- [WHAT TO PRODUCE]:
Retype each line of the listing below, from the first through the one holding "ax = fig.add_axes([0.161, 0.117, 0.545, 0.745])", with no other lines.

----------

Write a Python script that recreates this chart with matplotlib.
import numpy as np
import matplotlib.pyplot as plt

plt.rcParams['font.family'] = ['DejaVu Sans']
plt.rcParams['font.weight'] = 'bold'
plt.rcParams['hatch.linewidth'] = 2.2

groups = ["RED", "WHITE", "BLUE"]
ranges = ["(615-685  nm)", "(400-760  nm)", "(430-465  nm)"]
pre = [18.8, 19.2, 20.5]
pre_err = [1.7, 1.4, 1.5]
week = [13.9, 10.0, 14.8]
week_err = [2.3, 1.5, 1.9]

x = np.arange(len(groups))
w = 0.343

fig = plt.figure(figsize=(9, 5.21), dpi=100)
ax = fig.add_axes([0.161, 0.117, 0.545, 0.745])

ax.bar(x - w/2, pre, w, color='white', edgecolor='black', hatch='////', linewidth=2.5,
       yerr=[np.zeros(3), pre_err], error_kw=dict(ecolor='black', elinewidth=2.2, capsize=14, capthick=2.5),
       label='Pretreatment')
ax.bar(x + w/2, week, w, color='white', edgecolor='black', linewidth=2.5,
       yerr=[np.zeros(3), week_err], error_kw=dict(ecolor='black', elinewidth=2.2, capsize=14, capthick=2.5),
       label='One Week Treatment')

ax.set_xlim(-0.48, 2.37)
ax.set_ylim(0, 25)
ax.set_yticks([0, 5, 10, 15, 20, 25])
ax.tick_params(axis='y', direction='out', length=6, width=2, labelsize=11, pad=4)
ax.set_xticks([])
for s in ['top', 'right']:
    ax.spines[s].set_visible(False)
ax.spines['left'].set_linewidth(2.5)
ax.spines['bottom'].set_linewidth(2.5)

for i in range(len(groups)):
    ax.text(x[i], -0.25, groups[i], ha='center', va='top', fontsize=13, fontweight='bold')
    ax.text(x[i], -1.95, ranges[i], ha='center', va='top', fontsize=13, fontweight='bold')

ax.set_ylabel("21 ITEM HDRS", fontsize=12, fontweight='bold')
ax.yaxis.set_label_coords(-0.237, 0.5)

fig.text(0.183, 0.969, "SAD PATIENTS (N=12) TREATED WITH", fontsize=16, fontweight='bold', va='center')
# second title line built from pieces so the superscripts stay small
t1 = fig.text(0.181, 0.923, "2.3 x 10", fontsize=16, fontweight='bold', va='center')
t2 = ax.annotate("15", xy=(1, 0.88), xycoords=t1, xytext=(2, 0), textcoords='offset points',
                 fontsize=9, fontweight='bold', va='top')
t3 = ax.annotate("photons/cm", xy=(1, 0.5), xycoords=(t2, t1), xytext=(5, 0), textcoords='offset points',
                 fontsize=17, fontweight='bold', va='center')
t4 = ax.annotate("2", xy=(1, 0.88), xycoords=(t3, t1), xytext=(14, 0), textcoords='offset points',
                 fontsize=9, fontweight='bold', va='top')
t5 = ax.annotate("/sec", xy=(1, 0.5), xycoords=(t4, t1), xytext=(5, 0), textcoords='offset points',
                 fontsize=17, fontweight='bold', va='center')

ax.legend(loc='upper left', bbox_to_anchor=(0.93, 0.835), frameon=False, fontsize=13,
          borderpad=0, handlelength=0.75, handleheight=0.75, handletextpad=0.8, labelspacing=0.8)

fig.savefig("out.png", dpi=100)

----------

- [SOLUTION FOR THIS EXERCISE]:
Write a Python script that recreates this chart with matplotlib.
import numpy as np
import matplotlib.pyplot as plt

plt.rcParams['font.family'] = ['DejaVu Sans']
plt.rcParams['font.weight'] = 'bold'
plt.rcParams['hatch.linewidth'] = 2.2

groups = ["RED", "WHITE", "BLUE"]
ranges = ["(615-685  nm)", "(400-760  nm)", "(430-465  nm)"]
pre = [18.8, 19.2, 20.5]
pre_err = [1.7, 1.4, 1.5]
week = [13.9, 10.0, 14.8]
week_err = [2.3, 1.5, 1.9]

x = np.arange(len(groups))
w = 0.343

fig = plt.figure(figsize=(9, 5.21), dpi=100)
ax = fig.add_axes([0.161, 0.117, 0.545, 0.745])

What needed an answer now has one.